Melihat komitmen, konsep, dan tindakan pemerintah dari periode ke periode untuk membangun kelembagaan pemerintahan dan mengubah mentalitas orang-orang di birokrasi hingga saat ini, kita bisa keliru berharap perangkat pemerintahan di semua jenjang dan instansi akan mampu menangani aneka masalah sosial dan pelayanan publik yang disebutkan tadi di masa akan datang. Katakanlah akan ada sedikit perbaikan di pemerintahan. Namun untuk menghadapi masalah seberat sekarang pun perbaikan itu tidak akan cukup, apalagi masalah-masalah itu bisa membesar dengan berjalannya proyek The Greater Jakarta.

Di sini kita belum memperluas pandangan untuk melihat Jawa dan Indonesia secara keseluruhan. Secara nasional, ide The Greater Jakarta jelas berpotensi memperparah masalah urbanisasi dari desa-desa di Jawa ke kawasan The Greater Jakarta yang daya tariknya menjadi menguat.

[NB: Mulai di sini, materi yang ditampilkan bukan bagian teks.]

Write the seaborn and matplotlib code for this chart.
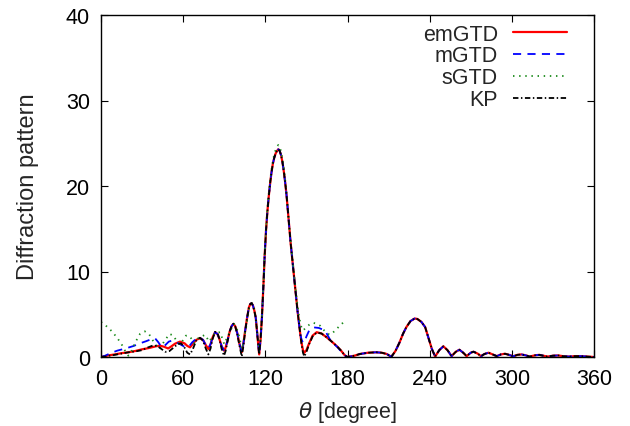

Kalau dilihat lagi ke luar Jawa, ide ini jelas akan membuat sejumlah proyek pembangunan, seperti pembangunan daerah perbatasan, percepatan pembangunan daerah tertinggal, transmigrasi, dan peningkatan kapasitas perguruan tinggi di luar Jawa, akan setengah siasia. Daya tarik The Greater Jakarta dengan keunggulan infrastruktur fisik, teknologi jasa, lembaga keuangan dan pasar modal, dan sebagainya jelas akan makin kencang menyedot uang hasil produksi sumber daya alam dan mendorong keluarnya sumber daya manusia terbaik dari daerah itu bermigrasi ke Jawa. Maka konsekuensi kumulatif dari realisasi The Greater Jakarta ini yang harus dibayangkan adalah makin lebarnya kesenjangan antara desa dan kota di Jawa serta antara Jawa dan luar Jawa. Kalau ini yang terjadi, yang hadir adalah musuh pertumbuhan ekonomi yang berkelanjutan dan musuh pembangunan yang berkualitas. Mari kita pilih, apakah ingin mensejahterakan rakyat sebanyak mungkin secara berkelanjutan atau membesarkan segelintir pihak yang makin mendominasi aset kehidupan bagi orang banyak.